Marie Kondo Your Restaurant
- Dan Dillon
- Sep 2, 2020
- 4 min read
Updated: Dec 18, 2020

If there's anything I've learned from the world shutting down, it's how much I can live without. While I could go into how many days I counted without having worn clothing with buttons, I still believe that buttons will make a comeback. I'm more fascinated by what won't.
We live in a cluttered world. Our mobile phones wake us up every morning, often with a song selected from a cloud of millions. Alerts call attention to the news of the day, while Facebook, Twitter, and Instagram provide an endless scroll -- all before our feet even hit the floor. Yes, we live in a noisome world that’s pulling our attention in a hundred directions at any given moment. It’s this reality that’s brought Marie Kondo to fame with a best-seller and a Netflix series dedicated to decluttering one’s life. As we re-open our industry, what should we KonMari (yes, the lifestyle maven has become both a brand and a verb) from the restaurant experience since now is the time? What if we took the concept of sparking joy and applied it to a space where people go to socialize, explore flavor, and break free from the stresses of their every day?
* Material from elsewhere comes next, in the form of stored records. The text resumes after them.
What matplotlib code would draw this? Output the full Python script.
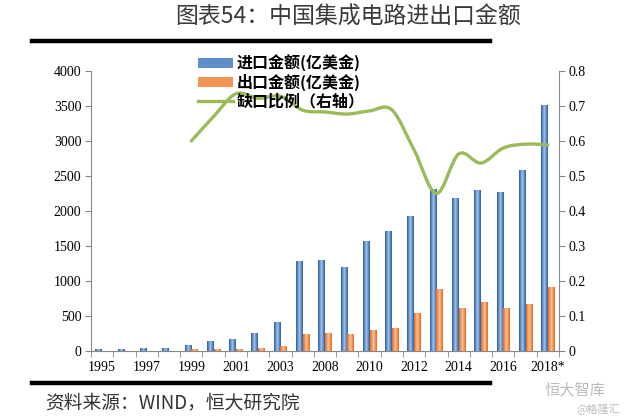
import matplotlib
matplotlib.use("Agg")
import matplotlib.pyplot as plt
import numpy as np
from matplotlib.path import Path
from matplotlib.patches import PathPatch, Patch
from matplotlib.lines import Line2D
from matplotlib.colors import LinearSegmentedColormap

plt.rcParams['font.family'] = ['Noto Sans CJK SC', 'DejaVu Sans']

years = ["1995", "1996", "1997", "1998", "1999", "2000", "2001", "2002", "2003",
         "2007", "2008", "2009", "2010", "2011", "2012", "2013", "2014", "2015",
         "2016", "2017", "2018*"]
imports = [25, 30, 40, 45, 86, 143, 171, 252, 419, 1286, 1300, 1200, 1571,
           1714, 1933, 2310, 2190, 2300, 2271, 2586, 3514]
exports = [5, 5, 6, 7, 25, 29, 29, 48, 76, 243, 252, 243, 300, 333, 538,
           886, 619, 695, 619, 671, 919]
gap_ratio = [None, None, None, None, 0.60, 0.67, 0.735, 0.722, 0.728, 0.688,
             0.683, 0.677, 0.686, 0.689, 0.574, 0.45, 0.563, 0.537, 0.58,
             0.591, 0.589]

label_imp = "进口金额(亿美金)"
label_exp = "出口金额(亿美金)"
label_gap = "缺口比例（右轴）"
title = "图表54：中国集成电路进出口金额"
source = "资料来源：WIND，恒大研究院"

fig = plt.figure(figsize=(6.31, 4.19), dpi=100)
ax = fig.add_axes([91/631, 1-351/419, (559-91)/631, (351-71)/419])
ax2 = ax.twinx()

x = np.arange(len(years))
w = 0.3
blue_cmap = LinearSegmentedColormap.from_list("b", ["#2C5C9C", "#5F8FCB", "#A9C4E6", "#5F8FCB", "#2C5C9C"])
orange_cmap = LinearSegmentedColormap.from_list("o", ["#E06A22", "#F39553", "#F9C49C", "#F39553", "#E06A22"])
grad = np.linspace(0, 1, 64).reshape(1, -1)

bars_i = ax.bar(x - w/2, imports, width=w, color="#4A7DBF", edgecolor="none", zorder=2)
bars_e = ax.bar(x + w/2, exports, width=w, color="#F08E4A", edgecolor="none", zorder=2)
for bars, cm in ((bars_i, blue_cmap), (bars_e, orange_cmap)):
    for b in bars:
        x0, y0 = b.get_x(), b.get_y()
        im = ax.imshow(grad, extent=(x0, x0 + b.get_width(), y0, y0 + b.get_height()),
                       aspect='auto', cmap=cm, zorder=2.5, interpolation='bilinear')
        im.set_clip_path(b)

ax.set_xlim(-0.5, len(years) - 0.5)
ax.set_ylim(0, 4000)
ax.set_aspect('auto')
ax.set_yticks(np.arange(0, 4001, 500))
ax2.set_ylim(0, 0.8)
ax2.set_yticks(np.arange(0, 0.81, 0.1))
ax2.set_yticklabels(["0"] + [f"{v:.1f}" for v in np.arange(0.1, 0.81, 0.1)])

ax.set_xticks(x[::2])
ax.set_xticklabels(years[::2])
ax.set_xticks(np.arange(-0.5, len(years), 1.0), minor=True)
ax.tick_params(axis='x', which='major', length=0, pad=7)
ax.tick_params(axis='x', which='minor', length=4, color="#888888")

for lab in ax.get_xticklabels() + ax.get_yticklabels() + ax2.get_yticklabels():
    lab.set_fontfamily('Liberation Serif')
    lab.set_fontsize(10)
ax.tick_params(axis='y', length=4, color="#888888", pad=3)
ax2.tick_params(axis='y', length=4, color="#888888", pad=3)

for a in (ax, ax2):
    a.spines['top'].set_visible(False)
    for s in ('left', 'right', 'bottom'):
        a.spines[s].set_color("#888888")
ax2.spines['left'].set_visible(False)
ax.spines['right'].set_visible(False)
ax2.spines['bottom'].set_visible(False)

# smoothed line through the data points (Catmull-Rom -> cubic Bezier)
px = [i for i, v in enumerate(gap_ratio) if v is not None]
py = [v for v in gap_ratio if v is not None]
pts = np.column_stack([px, py]).astype(float)
verts = [tuple(pts[0])]
codes = [Path.MOVETO]
n = len(pts)
for i in range(n - 1):
    p0 = pts[i - 1] if i > 0 else pts[i]
    p1 = pts[i]
    p2 = pts[i + 1]
    p3 = pts[i + 2] if i + 2 < n else pts[i + 1]
    c1 = p1 + (p2 - p0) / 6
    c2 = p2 - (p3 - p1) / 6
    verts += [tuple(c1), tuple(c2), tuple(p2)]
    codes += [Path.CURVE4] * 3
ax2.add_patch(PathPatch(Path(verts, codes), facecolor='none', edgecolor="#9BBB59",
                        linewidth=2.4, zorder=3, capstyle='round'))

handles = [Patch(facecolor="#5F8FCB", edgecolor="none"),
           Patch(facecolor="#F39553", edgecolor="none"),
           Line2D([0], [0], color="#9BBB59", lw=2.4)]
leg = fig.legend(handles, [label_imp, label_exp, label_gap], loc='upper left',
                 bbox_to_anchor=(198/631, 1-55/419), frameon=False,
                 prop={'family': ['Noto Sans CJK SC', 'DejaVu Sans'], 'size': 11.5, 'weight': 'bold'},
                 handlelength=2.2, handleheight=0.6, handletextpad=0.2, labelspacing=0.12,
                 borderpad=0, borderaxespad=0)

fig.text(348/631, 1-17/419, title, ha='center', va='center', fontsize=16.5, color="#3A3A3A")
fig.add_artist(Line2D([32/631, 490/631], [1-41.5/419, 1-41.5/419], color='black', lw=3.2))
fig.add_artist(Line2D([32/631, 490/631], [1-382.5/419, 1-382.5/419], color='black', lw=3.2))
fig.text(45/631, 1-403/419, source, ha='left', va='center', fontsize=13.5,
         color="#333333", style='italic')
fig.text(575/631, 1-390/419, "恒大智库", ha='center', va='center', fontsize=11, color="#BBBBBB")
fig.text(598/631, 1-409/419, "@格隆汇", ha='center', va='center', fontsize=8, color="#BBBBBB")

fig.savefig("out.png", dpi=100)
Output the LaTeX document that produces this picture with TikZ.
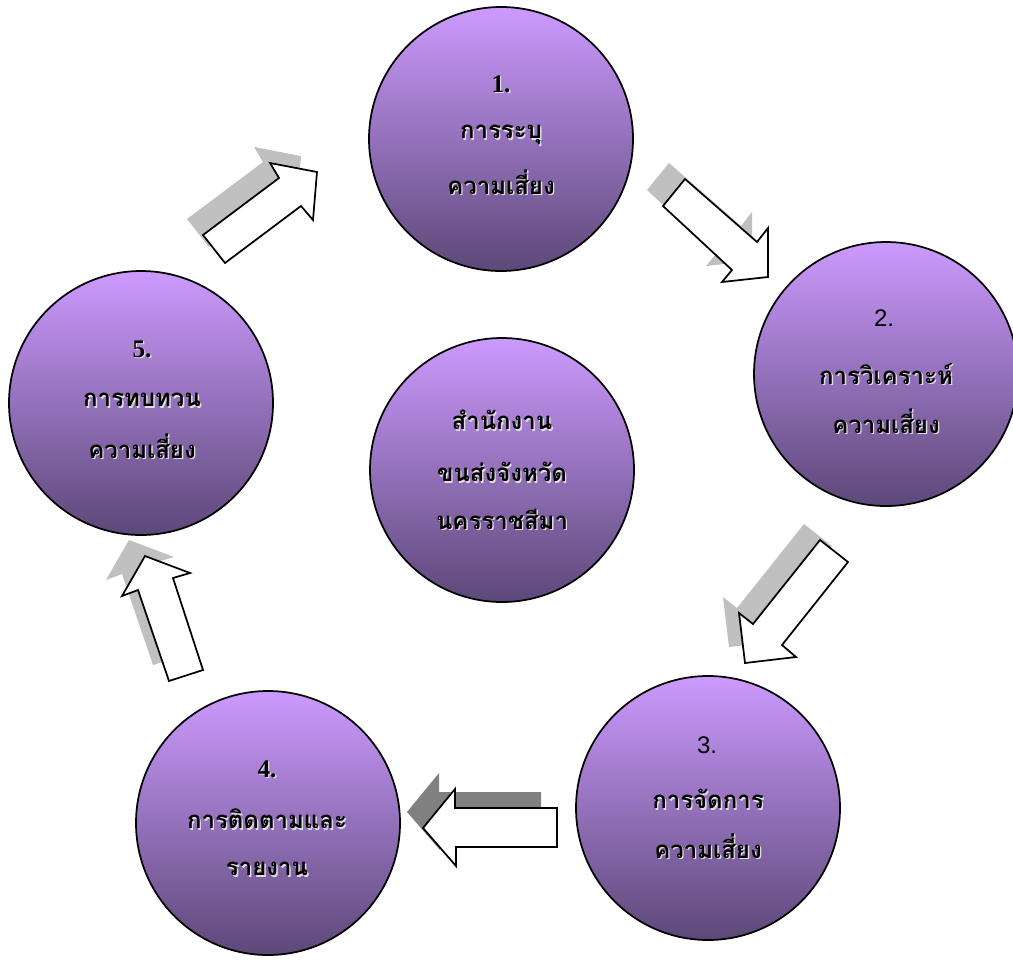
\documentclass[tikz,border=0pt]{standalone}
\usepackage{fontspec}
\setmainfont{Liberation Serif}
\newfontfamily\thaifont[Script=Thai]{Loma}
\newfontfamily\arialfont{Liberation Sans}
\definecolor{ctop}{RGB}{204,154,254}
\definecolor{cmid}{RGB}{178,136,224}
\definecolor{cbot}{RGB}{92,72,120}
\definecolor{shadehalf}{RGB}{192,192,192}
\definecolor{shadedark}{RGB}{128,128,128}
\tikzset{
  stage/.style={circle, draw=black, line width=1.3pt, minimum size=198pt, inner sep=0pt,
    top color=ctop, middle color=cmid, bottom color=cbot},
  arrowbody/.style={draw=black, fill=white, line width=1.3pt, line join=miter},
  txt/.style={font=\thaifont\bfseries\fontsize{18}{20}\selectfont, text=black, inner sep=0pt},
  txtsh/.style={font=\thaifont\bfseries\fontsize{18}{20}\selectfont, text=white!75!gray, inner sep=0pt},
  num/.style={font=\bfseries\fontsize{19}{22}\selectfont, text=black, inner sep=0pt},
  numsh/.style={font=\bfseries\fontsize{19}{22}\selectfont, text=white!75!gray, inner sep=0pt},
  anum/.style={font=\arialfont\fontsize{18}{20}\selectfont, text=black, inner sep=0pt},
}
\newcommand\thline[4][txt]{%
  \node[#1sh] at (#2+1.4,#3+1.4) {#4};
  \node[#1] at (#2,#3) {#4};}
\newcommand\blockarrow[2]{%
  \fill[#1, shift={(-16,-16)}] #2 -- cycle;
  \draw[arrowbody] #2 -- cycle;}
\begin{document}
\begin{tikzpicture}[x=0.75pt,y=-0.75pt]
\useasboundingbox (0,0) rectangle (1013,961);
% circles
\node[stage] (c1) at (501,139) {};
\node[stage] (c2) at (886,374) {};
\node[stage] (c3) at (708,808) {};
\node[stage] (c4) at (268,823) {};
\node[stage] (c5) at (141,403) {};
\node[stage] (c0) at (502,470) {};
% block arrows with shadows
\blockarrow{shadehalf}{(203,235) -- (225,263) -- (301,206) -- (313,220) -- (317,172) -- (270,163) -- (279,178)}
\blockarrow{shadehalf}{(685,179) -- (663,206) -- (732,270) -- (722,282) -- (768,277) -- (768,228) -- (757,242)}
\blockarrow{shadehalf}{(820,540) -- (848,562) -- (782,645) -- (796,657) -- (745,663) -- (739,613) -- (753,624)}
\blockarrow{shadedark}{(557,808) -- (557,847) -- (456,847) -- (456,866) -- (423,828) -- (455,789) -- (455,808)}
\blockarrow{shadehalf}{(169,681) -- (203,670) -- (173,578) -- (190,573) -- (145,556) -- (122,596) -- (138,590)}
% texts
\thline[num]{501}{84}{1.}
\thline{501}{135}{การระบุ}
\thline{501}{182}{ความเสี่ยง}
\node[anum] at (884,318) {2.};
\thline{886}{374}{การวิเคราะห์}
\thline{886}{421}{ความเสี่ยง}
\node[anum] at (707,745) {3.};
\thline{708}{799}{การจัดการ}
\thline{708}{846}{ความเสี่ยง}
\thline[num]{267}{769}{4.}
\thline{267}{819}{การติดตามและ}
\thline{267}{869}{รายงาน}
\thline[num]{142}{349}{5.}
\thline{142}{400}{การทบทวน}
\thline{142}{446}{ความเสี่ยง}
\thline{502}{420}{สำนักงาน}
\thline{502}{472}{ขนส่งจังหวัด}
\thline{502}{519}{นครราชสีมา}
\end{tikzpicture}
\end{document}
The key is to simplify the guest experience so that only what truly matters remains - the best servers, the best menu items, and the right environment. Once we declutter, we can thrive by focusing on what remains and doing it exceptionally well.
Think about the menu itself. Per Technomic, the average chain menu boasted around 132 items in mid-2018 which is close to flat over the last five years. If a menu counts more than two pages, the consumer's interest will wane and suddenly a supposedly social experience is inflicting yet another pressure on their already burdened day. Too many businesses hold onto the old idea that variety maximizes potential and worry that deletions generate complaints in a market that’s fighting for every guest. Why should a restaurant limit their menu? While there are multiple benefits (focus to training, less inventory to manage, reduced menu costs, simplified transactions), the answer is to simply the guest experience so that only quality menu items remain.
Full-service restaurants have fewer consumers today than pre-pandemic by requirement but we'd seen a decline even prior to shuttering our doors. Fewer menu items means that product is rotated less frequently, which impacts freshness. It means that items are executed less frequently, which impacts consistency and accuracy. A menu item that averages 10 sales per day translates into 2-3 on a Monday to balance the 18-20 on a Friday, so the Monday AM cook may go weeks without receiving an order. Infrequent sales also negatively impact FOH knowledge, comfort and confidence.
We now hit the collective point: Simplifying what we offer our guests will serve not only their needs but also the needs of our business. Quality will increase, margins will follow, and happier guests will promote our brands.
The idea here isn’t to hold guacamole to your chest and deciding its future by asking yourself if it sparks joy. The idea is to have your guests taste the guacamole and let you know if it’s great, or if it needs more paprika (I love a smoky guacamole). Insights must drive the decision on what to keep, what to evolve, and what to lose. Yes, insights for every item on the menu - so you can stick to what you’re great at and focus on serving your guests exactly what they want. It’s critical to understand consumer’s happiness with every product so that simplification doesn’t follow a financial motivation. Sales aren’t everything because a Caesar salad is so often a default order which won’t necessarily move a business. When using consumer sentiment as the barometer for simplification, profits will follow. Simplifying the menu will focus operations on doing fewer things more often to elevate the quality and consistency of the experience. Simplifying the menu means there will be fewer things for the business to manage, translating into tighter inventory control, and reduced waste.
Simplifying without alienating guests is possible, if you use guest feedback to inform your decisions. The enterprise needs to be informed by what your guests want, framed as a quality initiative and not a pandemic response. The financials will follow in the form of reduced waste, increased sales, and decreased menu costs but margins aren’t the objective. Improved quality delivering increased visitation is the point. The industry’s future depends on reversing the negative traffic trends. It’s time to simplify the consumer proposition and give them something worth coming back for.
Marie Kondo has said “there are two reasons we can’t let go: an attachment to the past or a fear for the future.” Our industry has been operating on old ideas for way too long. Dated kitchens, lack of insights, and the belief that gut check leadership can create a future that looks a lot like the 1990s. This leads to another great observation by Ms. Kondo: “We can only transform our lives if we sincerely want to. Small changes transform our lives.”
Now is the time. What changes will we make today?